Majoring in Computer Science at the University of North Carolina at Chapel Hill
Molly has spent a lot of time both working with children and working with computers, so joining Edge on Science offers her the opportunity to do both. She loves coding and is excited to teach what she knows.
Once our drone pilots are comfortable flying using the simulator, then we take it outside. Once line-of-sight piloting has been mastered, headsets may be tried, for a first person view of the drone’s video feed! To reach this point, campers:
● collaborate with their teammates & other teams
● use real tools and measuring instruments
● build, tune, test, and troubleshoot
● communicate their ideas
● discuss strategy
Before flying a drone, it must be well constructed, tuned properly, safety checked, and tested. Simulating, monitoring, strategizing, communicating, and troubleshooting are all skills your child will advance and gain confidence in during this active, STEMulating week.

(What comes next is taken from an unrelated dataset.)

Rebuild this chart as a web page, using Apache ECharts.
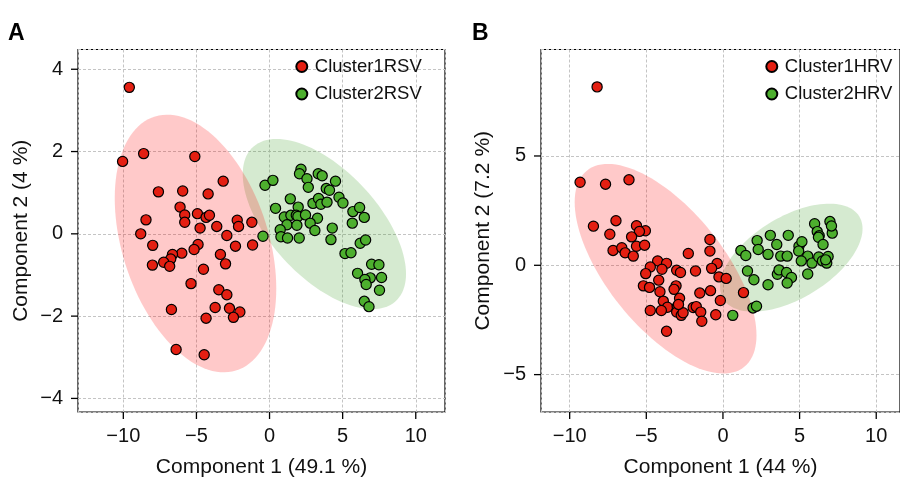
<!DOCTYPE html>
<html>
<head>
<meta charset="utf-8">
<title>PCA clusters RSV / HRV</title>
<script src="https://cdn.jsdelivr.net/npm/echarts@6/dist/echarts.min.js"></script>
<style>
    html, body { margin: 0; padding: 0; background: #fff; }
    #chart { width: 900px; height: 483px; }
</style>
</head>
<body>
<div id="chart"></div>
<script>
// Panel A (RSV) - component 1 / component 2 scores
var cluster1RSV = [
    [-9.59, 3.56], [-10.05, 1.76], [-8.61, 1.95], [-5.11, 1.88], [-3.17, 1.28], [-7.60, 1.02],
    [-5.94, 1.04], [-4.20, 0.97], [-6.12, 0.65], [-5.80, 0.46], [-5.80, 0.28], [-4.93, 0.49],
    [-4.34, 0.40], [-4.11, 0.45], [-8.45, 0.34], [-4.75, 0.14], [-3.61, 0.18], [-2.21, 0.33],
    [-2.12, 0.18], [-1.21, 0.28], [-2.92, -0.04], [-8.81, 0.00], [-7.99, -0.28], [-2.33, -0.30],
    [-1.16, -0.27], [-4.89, -0.26], [-5.16, -0.38], [-6.00, -0.47], [-6.64, -0.50], [-6.76, -0.61],
    [-7.24, -0.69], [-8.01, -0.76], [-6.83, -0.79], [-3.36, -0.50], [-3.01, -0.73], [-4.52, -0.86],
    [-5.37, -1.21], [-3.47, -1.36], [-2.92, -1.48], [-3.72, -1.79], [-2.74, -1.81], [-2.03, -1.90],
    [-2.47, -2.03], [-4.34, -2.05], [-6.71, -1.84], [-6.39, -2.81], [-4.47, -2.94]
];
var cluster2RSV = [
    [-0.31, 1.18], [0.23, 1.30], [2.15, 1.57], [2.05, 1.46], [2.56, 1.34], [2.65, 1.13],
    [3.33, 1.46], [3.60, 1.41], [4.51, 1.28], [3.88, 1.10], [4.10, 1.06], [1.42, 0.85],
    [0.41, 0.62], [1.96, 0.65], [2.97, 0.74], [3.35, 0.86], [3.51, 0.72], [3.93, 0.77],
    [4.75, 0.89], [5.02, 0.75], [5.70, 0.54], [6.16, 0.64], [6.48, 0.40], [5.66, 0.26],
    [1.01, 0.41], [1.46, 0.45], [1.83, 0.45], [1.94, 0.42], [2.46, 0.46], [3.28, 0.38],
    [2.78, 0.26], [3.10, 0.08], [1.19, 0.22], [1.87, 0.21], [0.73, 0.10], [0.78, -0.07],
    [1.23, -0.10], [2.03, -0.10], [-0.45, -0.06], [4.29, 0.14], [4.20, -0.14], [6.20, -0.23],
    [6.57, -0.15], [5.16, -0.48], [5.57, -0.46], [6.98, -0.74], [7.48, -0.75], [6.02, -0.96],
    [6.89, -1.07], [7.66, -1.06], [6.52, -1.11], [6.61, -1.23], [7.52, -1.37], [6.48, -1.64],
    [6.80, -1.77]
];

// Panel B (HRV)
var cluster1HRV = [
    [-8.21, 8.16], [-9.32, 3.80], [-7.66, 3.71], [-6.13, 3.91], [-8.45, 1.79], [-6.98, 2.04],
    [-7.38, 1.42], [-7.17, 0.68], [-6.60, 0.80], [-6.38, 0.57], [-5.85, 0.42], [-5.64, 1.81],
    [-5.06, 1.58], [-5.45, 1.55], [-5.96, 1.30], [-5.64, 0.87], [-5.11, 0.92], [-0.85, 1.18],
    [-0.85, 0.65], [-2.26, 0.54], [-4.26, 0.20], [-3.68, 0.09], [-4.74, -0.08], [-5.04, -0.38],
    [-3.98, -0.18], [-3.02, -0.23], [-2.77, -0.33], [-1.79, -0.26], [-0.38, 0.08], [-0.74, -0.14],
    [-0.26, -0.53], [0.21, -0.60], [-4.19, -0.68], [-5.19, -0.94], [-4.79, -1.01], [-3.06, -0.94],
    [-3.19, -1.10], [-4.11, -1.21], [-1.51, -1.27], [-0.81, -1.16], [1.34, -1.25], [-2.83, -1.51],
    [-3.89, -1.64], [-3.62, -1.92], [-0.17, -1.61], [-4.74, -2.07], [-4.02, -2.07], [-2.98, -1.89],
    [-3.02, -2.14], [-2.72, -2.29], [-2.60, -2.17], [-1.94, -1.93], [-1.74, -1.89], [-1.45, -2.14],
    [-1.38, -2.56], [-0.47, -2.26], [-3.68, -3.02], [-2.90, -1.79]
];
var cluster2HRV = [
    [0.64, -2.29], [1.17, 0.68], [1.49, 0.45], [2.23, 1.13], [2.30, 0.72], [1.60, -0.26],
    [2.02, -0.66], [1.96, -1.95], [2.19, -1.87], [2.94, -0.89], [3.09, 1.37], [2.94, 0.50],
    [3.51, 0.95], [3.77, 0.42], [3.55, -0.41], [3.66, -0.21], [4.26, 1.37], [4.19, 0.42],
    [4.15, -0.33], [4.47, -0.56], [4.19, -0.81], [4.96, 0.87], [5.15, 1.08], [4.94, 0.65],
    [5.53, 0.42], [5.11, 0.20], [5.53, -0.40], [5.81, 0.10], [5.98, 1.90], [6.15, 1.54],
    [6.28, 1.35], [6.23, 1.28], [6.53, 0.95], [6.25, 0.38], [6.49, 0.20], [6.77, 0.10],
    [6.98, 2.00], [7.13, 1.47], [7.08, 1.80], [6.86, 0.40], [6.70, 0.25]
];

// tick labels
var ticksA_x = [-10, -5, 0, 5, 10];
var ticksA_y = [-4, -2, 0, 2, 4];
var ticksB_x = [-10, -5, 0, 5, 10];
var ticksB_y = [-5, 0, 5];

var RED = '#E41F12';
var GREEN = '#4DAF2E';
var FONT = '"Liberation Sans", Arial, Helvetica, sans-serif';

// normal-theory 95% ellipse: mean + sqrt(chi2(level, 2)) * chol(cov)
function confEllipse(pts, level) {
    var n = pts.length;
    var mx = 0, my = 0, i;
    for (i = 0; i < n; i++) { mx += pts[i][0]; my += pts[i][1]; }
    mx /= n; my /= n;
    var sxx = 0, syy = 0, sxy = 0;
    for (i = 0; i < n; i++) {
        var dx = pts[i][0] - mx, dy = pts[i][1] - my;
        sxx += dx * dx; syy += dy * dy; sxy += dx * dy;
    }
    sxx /= (n - 1); syy /= (n - 1); sxy /= (n - 1);
    var r = Math.sqrt(-2 * Math.log(1 - level));
    var a = Math.sqrt(sxx), b = sxy / a, c = Math.sqrt(syy - b * b);
    var out = [];
    for (var k = 0; k <= 120; k++) {
        var t = 2 * Math.PI * k / 120;
        var u = r * Math.cos(t), v = r * Math.sin(t);
        out.push([mx + a * u, my + b * u + c * v]);
    }
    return out;
}

function ellipseSeries(pts, fill, idx) {
    var shape = confEllipse(pts, 0.95);
    return {
        type: 'custom',
        xAxisIndex: idx,
        yAxisIndex: idx,
        silent: true,
        z: 1,
        clip: true,
        data: [0],
        renderItem: function (params, api) {
            return {
                type: 'polygon',
                shape: { points: shape.map(function (p) { return api.coord(p); }) },
                style: { fill: fill }
            };
        }
    };
}

// outward tick marks, placed through the axis scale at each tick value
function tickSeries(values, idx, isX) {
    return {
        type: 'custom',
        xAxisIndex: idx,
        yAxisIndex: idx,
        silent: true,
        clip: false,
        z: 5,
        data: values.map(function (v) { return isX ? [v, 0] : [0, v]; }),
        renderItem: function (params, api) {
            var cs = params.coordSys;
            var p = api.coord([api.value(0), api.value(1)]);
            var shape = isX
                ? { x1: p[0], y1: cs.y + cs.height, x2: p[0], y2: cs.y + cs.height + 7 }
                : { x1: cs.x, y1: p[1], x2: cs.x - 7, y2: p[1] };
            return { type: 'line', shape: shape, style: { stroke: '#000', lineWidth: 1.3 } };
        }
    };
}

function pointSeries(name, pts, color, idx) {
    return {
        name: name,
        type: 'scatter',
        xAxisIndex: idx,
        yAxisIndex: idx,
        z: 3,
        symbolSize: 10.2,
        itemStyle: { color: color, borderColor: '#000', borderWidth: 1.2, opacity: 1 },
        data: pts
    };
}

function minus(v) {
    return String(v).replace('-', '\u2212');
}

// labelled axis: labels, name and dashed grid lines
function valueAxis(grid, min, max, ticks, name, gap, isX) {
    return {
        gridIndex: grid,
        type: 'value',
        min: min,
        max: max,
        name: name,
        nameLocation: 'middle',
        nameGap: gap,
        nameTextStyle: { fontSize: 21, color: '#111', fontFamily: FONT },
        axisLine: { show: false, onZero: false },
        axisTick: { show: false },
        axisLabel: { customValues: ticks, margin: isX ? 14 : 15, fontSize: 20, color: '#111', fontFamily: FONT, formatter: minus },
        splitLine: { show: true, customValues: ticks, lineStyle: { color: '#c4c4c4', type: [3, 2], width: 1 } }
    };
}

var myChart = echarts.init(document.getElementById('chart'), null, { renderer: 'canvas' });

var option = {
    animation: false,
    textStyle: { fontFamily: FONT },
    grid: [
        { left: 78, top: 49.5, width: 367, height: 367, show: true, borderColor: '#000', borderWidth: 1.2 },
        { left: 541, top: 49.5, width: 367, height: 366.5, show: true, borderColor: '#000', borderWidth: 1.2 }
    ],
    xAxis: [
        valueAxis(0, -13.1, 12.0, ticksA_x, 'Component 1 (49.1 %)', 45, true),
        valueAxis(1, -11.87, 11.55, ticksB_x, 'Component 1 (44 %)', 45, true)
    ],
    yAxis: [
        valueAxis(0, -4.33, 4.48, ticksA_y, 'Component 2 (4 %)', 46, false),
        Object.assign(valueAxis(1, -6.71, 9.87, ticksB_y, 'Component 2 (7.2 %)', 47, false), { splitNumber: 3 })
    ],
    legend: [
        {
            data: ['Cluster1RSV', 'Cluster2RSV'],
            orient: 'vertical', left: 295.3, top: 57, padding: 0,
            itemWidth: 16, itemHeight: 11, itemGap: 8.5, icon: 'circle',
            textStyle: { fontSize: 18.5, color: '#111', fontFamily: FONT }
        },
        {
            data: ['Cluster1HRV', 'Cluster2HRV'],
            orient: 'vertical', left: 765.3, top: 57, padding: 0,
            itemWidth: 16, itemHeight: 11, itemGap: 8.5, icon: 'circle',
            textStyle: { fontSize: 18.5, color: '#111', fontFamily: FONT }
        }
    ],
    graphic: [
        { type: 'text', left: 8, top: 22, style: { text: 'A', font: 'bold 23px ' + FONT, fill: '#000' } },
        { type: 'text', left: 472, top: 22, style: { text: 'B', font: 'bold 23px ' + FONT, fill: '#000' } }
    ],
    series: [
        ellipseSeries(cluster2RSV, 'rgba(45,150,20,0.2)', 0),
        ellipseSeries(cluster1RSV, 'rgba(255,0,0,0.21)', 0),
        pointSeries('Cluster1RSV', cluster1RSV, RED, 0),
        pointSeries('Cluster2RSV', cluster2RSV, GREEN, 0),
        ellipseSeries(cluster2HRV, 'rgba(45,150,20,0.2)', 1),
        ellipseSeries(cluster1HRV, 'rgba(255,0,0,0.21)', 1),
        pointSeries('Cluster1HRV', cluster1HRV, RED, 1),
        pointSeries('Cluster2HRV', cluster2HRV, GREEN, 1),
        tickSeries(ticksA_x, 0, true),
        tickSeries(ticksA_y, 0, false),
        tickSeries(ticksB_x, 1, true),
        tickSeries(ticksB_y, 1, false)
    ]
};

myChart.setOption(option, true);
</script>
</body>
</html>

Campers will understand how the different electronic components of a specific drone work together; at a higher level, they learn how a complex machine is made up of simpler interdependent systems. They will envision drones of their own making and understand how to approach their construction. Whether it is in recreational flying or another STEM domain, they will learn that defining a problem is the first step to solving it.